Sa série phare demeure celle mettant en scène Bernie Gunther, ex-détective des homicides de Berlin inlassablement recyclé, avant, pendant et après la Deuxième Guerre mondiale, en SS, en privé, en envoyé spécial, en agent de sécurité au célèbre hôtel Adlon sur l’avenue Unter den Linden. Les trois premiers romans de la série, regroupés dans la Trilogie berlinoise, ont de fait créé un sous-genre dans le polar et inspiré plusieurs imitateurs.
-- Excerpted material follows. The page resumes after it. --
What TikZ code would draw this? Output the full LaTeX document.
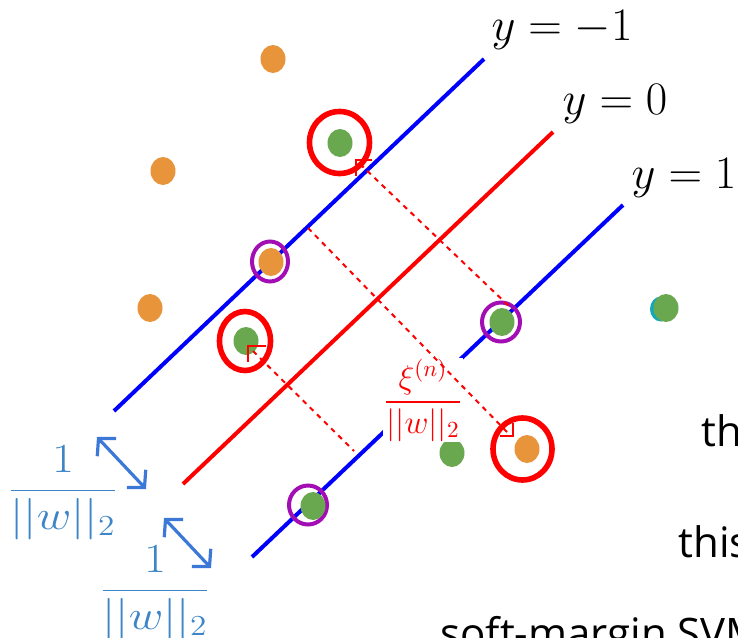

Dans sa version originale anglaise, ces romans «allemands» ont un parfum particulier. Ils sont écrits au je et le narrateur, Bernie Gunther, s’exprime dans une langue tout à fait moderne, synthétique, avec un sens du punch beaucoup plus américain que britannique. Par le style, aussi par la dégaine de ce solitaire désabusé amateur de femmes et d’alcool, il évoque davantage le Marlowe de Raymond Chandler qu’un flic allemand. En un mot, Bernie Gunther ne semble pas penser et vivre en allemand, on croirait qu’il a grandi à San Francisco.

Cette faille, certainement plus perceptible en anglais, n’a pas empêché les livres de connaître un succès mondial: en littérature, l’important n’est pas d’être exact, mais d’être vraisemblable. Le lecteur est prêt à avaler une couple de couleuvres à condition d’être transporté. Le personnage même de Gunther, bardé de toutes les caractéristiques du détective revenu de tout, évolue à la limite du cliché tout en demeurant intéressant et crédible. Le mérite de Kerr, diplômé en droit et en philosophie, est de le confronter à des dilemmes éthiques complexes, ces derniers ne manquant pas pendant le Troisième Reich. Ajoutez au tout des dialogues dynamiques, un humour corrosif, des intrigues structurées, de la tension sexuelle, surtout l’indéniable fascination qu’exerce l’époque sur la psyché populaire et vous obtenez de bons romans.

The Other Side of Silence, d’abord publié en 2016, est campé sur la Côte d’Azur, en 1956. Bernie Gunther n’est plus détective à l’Adlon, mais concierge dans un hôtel chic de Cap-Ferrat. Les premières cent pages sont assez languides. Gunther, délaissé par sa femme, se remet d’un suicide raté en jouant au bridge. Alarmé par le retour d’un maître-chanteur connu dans l’entre-guerre à Berlin, harponné par une biographe dont les charmes sont plus évidents que le talent, il est bientôt mis en présence de Somerset Maugham lui-même, délicieux en vieillard cynique et retors. L’intrigue se complique quand une vulgaire tentative de chantage se transforme en une opération de contre-espionnage sophistiquée, qui évoque la célèbre infiltration des services secrets britanniques par l’URSS dans les années 1950. La deuxième partie du roman est digne des meilleurs John Le Carré.

Il semble que Philip Kerr, se sachant sans doute condamné, n’ait pas cessé d’écrire. Après Greeks Bearing Gifts paru cette année, le dernier Bernie Gunther, Metropolis, sortira l’an prochain.

Écrire à un tel rythme, est-ce bon pour la santé?